Does using an Agent of Record remove my company’s VAT or GST obligations entirely?

No. An AOR simplifies and standardizes documentation but does not eliminate your responsibility to account correctly for VAT or GST. You still need to review the AOR’s invoices, understand where the AOR is registered, and apply your usual input tax reclaim policies. Tax compliance remains your obligation, though the AOR’s standardized invoicing makes it substantially easier to fulfill.

How does an AOR arrangement affect direct tax forms like 1099 or W-8BEN?

Direct tax reporting is a separate topic from indirect tax. This article focuses on VAT, GST, and payment operations. For guidance on 1099 filing and W-8BEN collection in the context of AOR arrangements, see Ruul’s direct tax and contractor compliance guidance.

Can I still work with freelancers who have their own company and VAT number if I use Ruul as AOR?

Yes. Ruul can onboard both individual freelancers and incorporated service providers. Your commercial relationship still runs through Ruul, and you continue to receive a single invoice regardless of the underlying contractor’s legal status.

What happens if indirect tax rules change after I start using an AOR?

Regulatory changes are constant. Reputable AORs monitor developments affecting their registrations and invoicing. For example, Brazil introduced new VAT obligations for foreign digital service providers in 2026. Your internal tax team should also monitor changes and adjust processes when necessary the AOR handles its side of the compliance, but your obligations as the recipient of services remain your responsibility.

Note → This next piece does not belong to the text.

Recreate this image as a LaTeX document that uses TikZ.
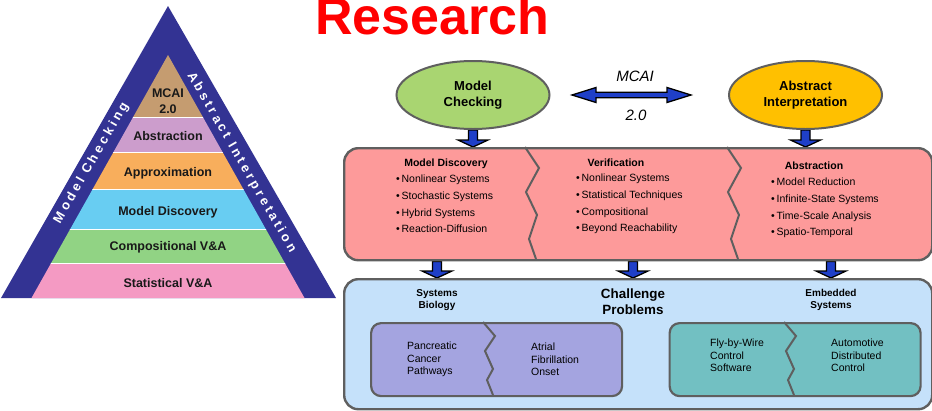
\documentclass[tikz,border=0pt]{standalone}
\usepackage{fontspec}
\setmainfont{Liberation Sans}
\usetikzlibrary{calc,shapes.geometric,backgrounds}

\definecolor{navy}{HTML}{333393}
\definecolor{tanband}{HTML}{C59C70}
\definecolor{lilacband}{HTML}{CC9DCC}
\definecolor{orangeband}{HTML}{F8AE5C}
\definecolor{skyband}{HTML}{68CDF2}
\definecolor{greenband}{HTML}{91D384}
\definecolor{pinkband}{HTML}{F49AC3}
\definecolor{mcgreen}{HTML}{A9D571}
\definecolor{aigold}{HTML}{FFC000}
\definecolor{salmon}{HTML}{FD9A9A}
\definecolor{paleblue}{HTML}{C5E1FA}
\definecolor{lavender}{HTML}{A4A4E0}
\definecolor{tealbox}{HTML}{72C0C2}
\definecolor{edgegray}{HTML}{5F5F5F}
\definecolor{arrowblue}{HTML}{1F3FC8}

% downward block arrow from one point to another (vertical)
\newcommand\downblock[2]{%
  \path[blockarrow] let \p1=(#1), \p2=(#2) in
    (\x1-4.5pt,\y1) -- (\x1-4.5pt,\y2+7pt) -- (\x1-15pt,\y2+7pt) -- (\x1,\y2)
    -- (\x1+15pt,\y2+7pt) -- (\x1+4.5pt,\y2+7pt) -- (\x1+4.5pt,\y1) -- cycle;}

% horizontal double-headed block arrow
\newcommand\twowayblock[2]{%
  \path[blockarrow] let \p1=(#1), \p2=(#2) in
    (\x1,\y1) -- (\x1+24pt,\y1+7.5pt) -- (\x1+24pt,\y1+2.8pt) -- (\x2-24pt,\y1+2.8pt)
    -- (\x2-24pt,\y1+7.5pt) -- (\x2,\y1) -- (\x2-24pt,\y1-7.5pt) -- (\x2-24pt,\y1-2.8pt)
    -- (\x1+24pt,\y1-2.8pt) -- (\x1+24pt,\y1-7.5pt) -- cycle;}

\begin{document}
\begin{tikzpicture}[x=1pt,y=-1pt,
  bandtext/.style={font=\fontsize{12.5}{16}\selectfont\bfseries, text=black!90, inner sep=0, align=center},
  sidetext/.style={font=\fontsize{13}{13}\selectfont\bfseries\addfontfeature{LetterSpace=24}, text=white, inner sep=0},
  oval/.style={ellipse, draw=edgegray, line width=2pt, minimum width=153pt, minimum height=68pt,
    inner sep=0, align=center, font=\fontsize{13}{15.5}\selectfont\bfseries},
  bigbox/.style={draw=edgegray, line width=2.4pt, rounded corners=14pt, inner sep=0, anchor=north west},
  smallbox/.style={draw=edgegray, line width=2.2pt, rounded corners=10pt, inner sep=0, anchor=north west,
    minimum width=251pt, minimum height=73pt},
  divider/.style={draw=edgegray, line width=2pt, line join=miter},
  blockarrow/.style={fill=arrowblue, draw=black, line width=1.3pt, line join=miter},
  colhead/.style={font=\fontsize{10.5}{12}\selectfont\bfseries, inner sep=0},
  bullets/.style={font=\fontsize{10.5}{16.7}\selectfont, inner sep=0, align=left, anchor=north west},
  italiclabel/.style={font=\fontsize{15}{15}\selectfont\itshape, inner sep=0},
  areahead/.style={font=\fontsize{10}{12}\selectfont\bfseries, inner sep=0, align=center},
  problem/.style={font=\fontsize{10.5}{12.7}\selectfont, inner sep=0, align=left, anchor=west},
]
\clip (0,0) rectangle (932,410);

% ---------- pyramid ----------
\fill[navy] (1,298) -- (168,6) -- (336,298) -- cycle;
\begin{scope}
  \clip (168,55) -- (31.5,298) -- (304.5,298) -- cycle;
  \fill[tanband]    (0,50)  rectangle (340,117);
  \fill[lilacband]  (0,117) rectangle (340,152);
  \fill[orangeband] (0,152) rectangle (340,189);
  \fill[skyband]    (0,189) rectangle (340,229);
  \fill[greenband]  (0,229) rectangle (340,263);
  \fill[pinkband]   (0,263) rectangle (340,299);
  \foreach \yy in {117,152,189,229,263} \draw[white, line width=1pt] (0,\yy) -- (340,\yy);
\end{scope}
\node[bandtext] (lvl1) at (168,101) {MCAI\\2.0};
\node[bandtext] (lvl2) at (168,136) {Abstraction};
\node[bandtext] (lvl3) at (168,173) {Approximation};
\node[bandtext] (lvl4) at (168,212) {Model Discovery};
\node[bandtext] (lvl5) at (168,247) {Compositional V\&A};
\node[bandtext] (lvl6) at (168,283) {Statistical V\&A};
\node[sidetext, rotate=60]  (leftside)  at (91.5,163) {Model Checking};
\node[sidetext, rotate=-60] (rightside) at (241.5,162.5) {Abstract Interpretation};

% ---------- title ----------
\node[anchor=base west, inner sep=0, text=red, font=\fontsize{52}{52}\selectfont\bfseries] (title) at (315,34) {Research};

% ---------- two approaches ----------
\node[oval, fill=mcgreen] (mc) at (473,95) {Model\\Checking};
\node[oval, fill=aigold]  (ai) at (805.5,95) {Abstract\\Interpretation};
\coordinate (dal) at (572,95);
\coordinate (dar) at (691,95);
\twowayblock{dal}{dar}
\node[italiclabel] (mcai) at (635,76) {MCAI};
\node[italiclabel] (ver)  at (636,115) {2.0};

% ---------- research areas ----------
\node[bigbox, fill=salmon, minimum width=588pt, minimum height=112pt] (pink) at (343,147) {};
\coordinate (dv1) at (525,147);
\coordinate (dv2) at (727,147);
\draw[divider] (dv1) -- ++(14,21) -- ++(-13,24) -- ++(11,23) -- ++(-8,24) -- ++(7,20);
\draw[divider] (dv2) -- ++(14,21) -- ++(-13,24) -- ++(11,23) -- ++(-8,24) -- ++(7,20);

\node[colhead] (h1) at (446,164) {Model Discovery};
\node[colhead] (h2) at (616,163) {Verification};
\node[colhead] (h3) at (814,166) {Abstraction};
\node[bullets] (l1) at (396,175) {\textbullet\,Nonlinear Systems\\\textbullet\,Stochastic Systems\\\textbullet\,Hybrid Systems\\\textbullet\,Reaction-Diffusion};
\node[bullets] (l2) at (576,174) {\textbullet\,Nonlinear Systems\\\textbullet\,Statistical Techniques\\\textbullet\,Compositional\\\textbullet\,Beyond Reachability};
\node[bullets] (l3) at (771,178) {\textbullet\,Model Reduction\\\textbullet\,Infinite-State Systems\\\textbullet\,Time-Scale Analysis\\\textbullet\,Spatio-Temporal};

% ---------- challenge problems ----------
\node[bigbox, fill=paleblue, minimum width=588pt, minimum height=130pt] (blue) at (343,278) {};
\node[areahead] (sb) at (437,300) {Systems\\Biology};
\node[areahead, font=\fontsize{13.4}{15.5}\selectfont\bfseries] (cp) at (633,301.5) {Challenge\\Problems};
\node[areahead] (es) at (831,300) {Embedded\\Systems};

\node[smallbox, fill=lavender] (bio) at (370,322) {};
\node[smallbox, fill=tealbox]  (emb) at (668.5,322) {};
\coordinate (dv3) at (483,322);
\coordinate (dv4) at (784,322);
\draw[divider] (dv3) -- ++(12,14) -- ++(-10,15) -- ++(8,18) -- ++(-6,11) -- ++(6,15);
\draw[divider] (dv4) -- ++(12,14) -- ++(-10,15) -- ++(8,18) -- ++(-6,11) -- ++(6,15);

\node[problem] (pc) at (407,359.5) {Pancreatic\\Cancer\\Pathways};
\node[problem] (af) at (531,359.5) {Atrial\\Fibrillation\\Onset};
\node[problem] (fw) at (710,355.5) {Fly-by-Wire\\Control\\Software};
\node[problem] (ad) at (831,355.5) {Automotive\\Distributed\\Control};

% ---------- connecting block arrows ----------
\begin{pgfonlayer}{background}
  \downblock{mc.south}{pink.north -| mc.south}
  \downblock{ai.south}{pink.north -| ai.south}
  \downblock{pink.south -| sb}{blue.north -| sb}
  \downblock{pink.south -| cp}{blue.north -| cp}
  \downblock{pink.south -| es}{blue.north -| es}
\end{pgfonlayer}
\end{tikzpicture}
\end{document}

Is an Agent of Record model suitable if I only hire freelancers in my own country?

The biggest benefits appear when paying freelancers in multiple countries and currencies. Domestic-only teams can still benefit from standardized invoicing, faster payouts, and reduced admin overhead. Businesses expecting to expand internationally may adopt an AOR early to build scalable processes before cross-border complexity appears.